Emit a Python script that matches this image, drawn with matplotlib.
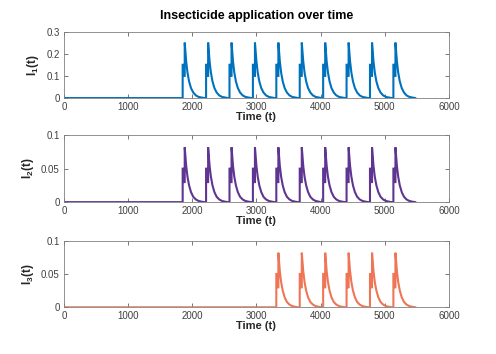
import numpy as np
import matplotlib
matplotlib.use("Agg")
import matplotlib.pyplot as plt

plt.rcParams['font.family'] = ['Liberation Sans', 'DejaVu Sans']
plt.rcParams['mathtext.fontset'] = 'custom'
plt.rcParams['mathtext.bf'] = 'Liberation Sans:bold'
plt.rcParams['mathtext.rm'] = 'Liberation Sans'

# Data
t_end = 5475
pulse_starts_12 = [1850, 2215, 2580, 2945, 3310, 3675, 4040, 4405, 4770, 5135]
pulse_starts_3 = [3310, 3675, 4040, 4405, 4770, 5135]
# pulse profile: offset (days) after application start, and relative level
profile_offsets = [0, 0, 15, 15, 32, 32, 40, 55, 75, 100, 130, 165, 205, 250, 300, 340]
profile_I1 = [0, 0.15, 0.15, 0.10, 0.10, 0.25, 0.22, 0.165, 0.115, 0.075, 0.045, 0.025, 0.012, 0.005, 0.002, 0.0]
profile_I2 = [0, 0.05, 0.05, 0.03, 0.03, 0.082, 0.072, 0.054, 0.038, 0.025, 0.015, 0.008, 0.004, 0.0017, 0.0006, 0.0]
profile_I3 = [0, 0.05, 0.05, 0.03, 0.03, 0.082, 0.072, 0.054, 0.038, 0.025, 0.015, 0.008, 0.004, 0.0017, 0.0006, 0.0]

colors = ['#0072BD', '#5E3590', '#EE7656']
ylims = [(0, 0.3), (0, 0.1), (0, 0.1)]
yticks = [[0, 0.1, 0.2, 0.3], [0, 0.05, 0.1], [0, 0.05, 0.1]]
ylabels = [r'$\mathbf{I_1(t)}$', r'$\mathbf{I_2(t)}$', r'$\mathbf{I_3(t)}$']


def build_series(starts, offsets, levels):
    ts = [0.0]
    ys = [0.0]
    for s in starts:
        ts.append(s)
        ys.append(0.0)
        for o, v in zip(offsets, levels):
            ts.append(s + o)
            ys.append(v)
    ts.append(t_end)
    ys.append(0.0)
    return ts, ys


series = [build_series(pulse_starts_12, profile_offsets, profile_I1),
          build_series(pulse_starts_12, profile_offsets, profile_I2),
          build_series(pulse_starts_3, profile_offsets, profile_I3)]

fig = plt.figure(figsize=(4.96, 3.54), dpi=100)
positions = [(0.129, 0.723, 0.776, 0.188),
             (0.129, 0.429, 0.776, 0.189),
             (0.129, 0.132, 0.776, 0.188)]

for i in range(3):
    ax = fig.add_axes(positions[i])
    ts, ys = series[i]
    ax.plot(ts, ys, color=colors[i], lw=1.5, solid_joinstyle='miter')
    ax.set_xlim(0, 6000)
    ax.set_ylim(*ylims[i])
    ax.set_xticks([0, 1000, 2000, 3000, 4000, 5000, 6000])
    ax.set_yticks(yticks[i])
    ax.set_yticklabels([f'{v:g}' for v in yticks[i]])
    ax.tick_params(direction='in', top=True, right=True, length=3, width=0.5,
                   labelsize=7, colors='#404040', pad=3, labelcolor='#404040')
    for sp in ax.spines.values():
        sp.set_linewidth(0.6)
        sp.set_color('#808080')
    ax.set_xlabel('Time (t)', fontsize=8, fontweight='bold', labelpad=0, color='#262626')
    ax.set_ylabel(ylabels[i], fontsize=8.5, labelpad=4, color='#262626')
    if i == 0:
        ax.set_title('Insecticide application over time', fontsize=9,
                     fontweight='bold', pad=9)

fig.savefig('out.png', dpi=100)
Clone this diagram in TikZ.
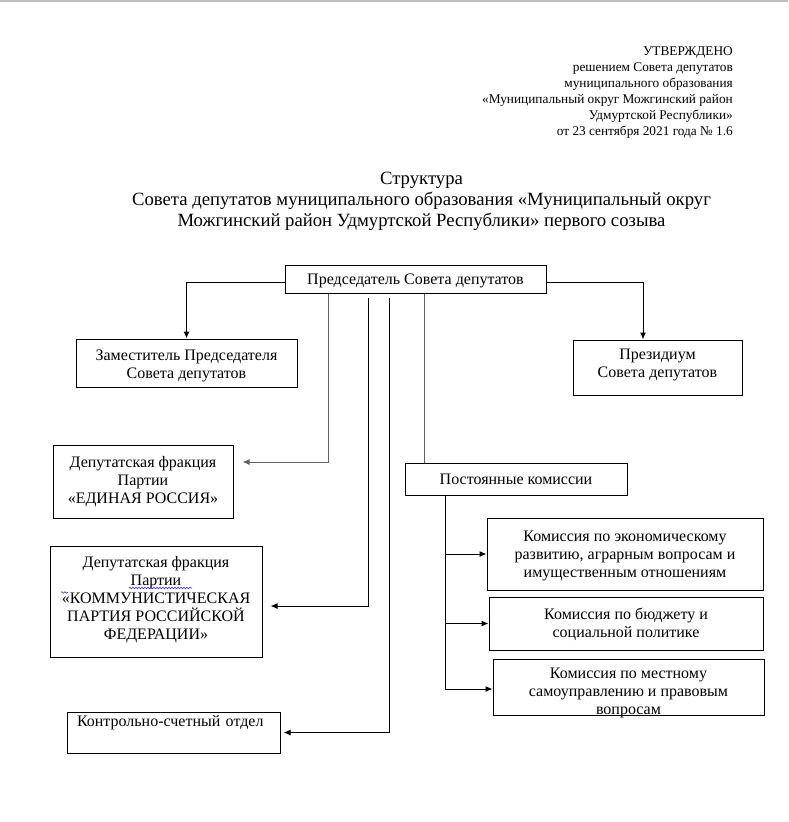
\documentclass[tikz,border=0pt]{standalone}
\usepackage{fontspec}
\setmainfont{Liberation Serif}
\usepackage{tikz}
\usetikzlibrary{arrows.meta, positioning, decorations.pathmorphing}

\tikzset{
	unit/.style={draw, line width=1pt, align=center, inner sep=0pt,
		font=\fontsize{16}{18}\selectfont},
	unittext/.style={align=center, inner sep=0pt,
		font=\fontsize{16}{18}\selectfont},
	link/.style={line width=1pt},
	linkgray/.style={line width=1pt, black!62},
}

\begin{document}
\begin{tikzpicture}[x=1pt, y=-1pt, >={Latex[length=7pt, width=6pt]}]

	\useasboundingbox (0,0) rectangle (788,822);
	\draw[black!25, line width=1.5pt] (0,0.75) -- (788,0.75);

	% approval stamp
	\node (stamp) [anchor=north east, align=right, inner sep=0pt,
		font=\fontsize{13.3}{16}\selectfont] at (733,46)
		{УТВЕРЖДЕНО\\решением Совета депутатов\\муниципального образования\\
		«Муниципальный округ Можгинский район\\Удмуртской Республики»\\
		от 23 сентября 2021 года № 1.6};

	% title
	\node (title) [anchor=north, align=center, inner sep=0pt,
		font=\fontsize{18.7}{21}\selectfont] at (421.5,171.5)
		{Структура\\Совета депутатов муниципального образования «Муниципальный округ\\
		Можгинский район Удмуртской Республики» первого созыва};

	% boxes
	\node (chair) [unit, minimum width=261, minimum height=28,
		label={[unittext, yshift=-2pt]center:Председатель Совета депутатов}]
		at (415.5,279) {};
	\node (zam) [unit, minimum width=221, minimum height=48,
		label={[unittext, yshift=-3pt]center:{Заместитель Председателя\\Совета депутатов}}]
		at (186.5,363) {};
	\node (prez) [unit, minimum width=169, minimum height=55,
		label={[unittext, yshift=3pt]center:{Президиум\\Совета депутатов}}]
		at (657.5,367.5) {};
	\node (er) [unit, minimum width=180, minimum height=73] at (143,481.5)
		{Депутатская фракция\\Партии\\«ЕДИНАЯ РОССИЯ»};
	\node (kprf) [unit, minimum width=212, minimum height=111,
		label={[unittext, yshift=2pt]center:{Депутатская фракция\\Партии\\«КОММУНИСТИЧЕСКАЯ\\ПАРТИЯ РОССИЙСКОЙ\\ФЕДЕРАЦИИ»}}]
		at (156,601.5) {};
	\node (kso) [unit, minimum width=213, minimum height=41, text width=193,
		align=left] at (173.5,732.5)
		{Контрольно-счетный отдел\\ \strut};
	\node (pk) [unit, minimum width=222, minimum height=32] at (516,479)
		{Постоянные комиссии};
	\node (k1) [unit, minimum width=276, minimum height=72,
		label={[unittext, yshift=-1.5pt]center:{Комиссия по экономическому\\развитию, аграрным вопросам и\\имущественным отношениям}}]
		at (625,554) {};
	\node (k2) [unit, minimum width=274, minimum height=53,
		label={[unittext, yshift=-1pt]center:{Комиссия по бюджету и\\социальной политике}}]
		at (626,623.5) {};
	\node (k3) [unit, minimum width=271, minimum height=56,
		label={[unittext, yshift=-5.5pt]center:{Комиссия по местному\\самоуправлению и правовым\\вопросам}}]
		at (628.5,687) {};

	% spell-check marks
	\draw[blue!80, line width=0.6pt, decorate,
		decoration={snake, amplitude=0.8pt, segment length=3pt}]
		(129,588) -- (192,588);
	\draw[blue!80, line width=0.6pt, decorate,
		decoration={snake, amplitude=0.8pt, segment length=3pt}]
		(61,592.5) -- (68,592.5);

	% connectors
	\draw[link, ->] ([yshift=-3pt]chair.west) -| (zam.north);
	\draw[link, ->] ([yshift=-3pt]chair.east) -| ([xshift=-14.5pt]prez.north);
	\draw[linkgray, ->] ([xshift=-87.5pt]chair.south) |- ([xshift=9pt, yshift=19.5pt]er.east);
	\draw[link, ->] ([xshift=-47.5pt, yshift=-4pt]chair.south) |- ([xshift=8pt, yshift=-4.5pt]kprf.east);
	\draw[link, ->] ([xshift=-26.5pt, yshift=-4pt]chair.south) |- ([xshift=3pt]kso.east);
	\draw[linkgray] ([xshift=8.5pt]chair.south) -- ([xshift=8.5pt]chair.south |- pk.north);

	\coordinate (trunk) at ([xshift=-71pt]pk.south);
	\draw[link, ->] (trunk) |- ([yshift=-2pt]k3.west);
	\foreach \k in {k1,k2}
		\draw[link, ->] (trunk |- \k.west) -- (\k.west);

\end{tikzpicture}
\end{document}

==*==

## Direction
Only the count is needed: the number of lines in the data that include the word "matplotlib".

## Task answer
4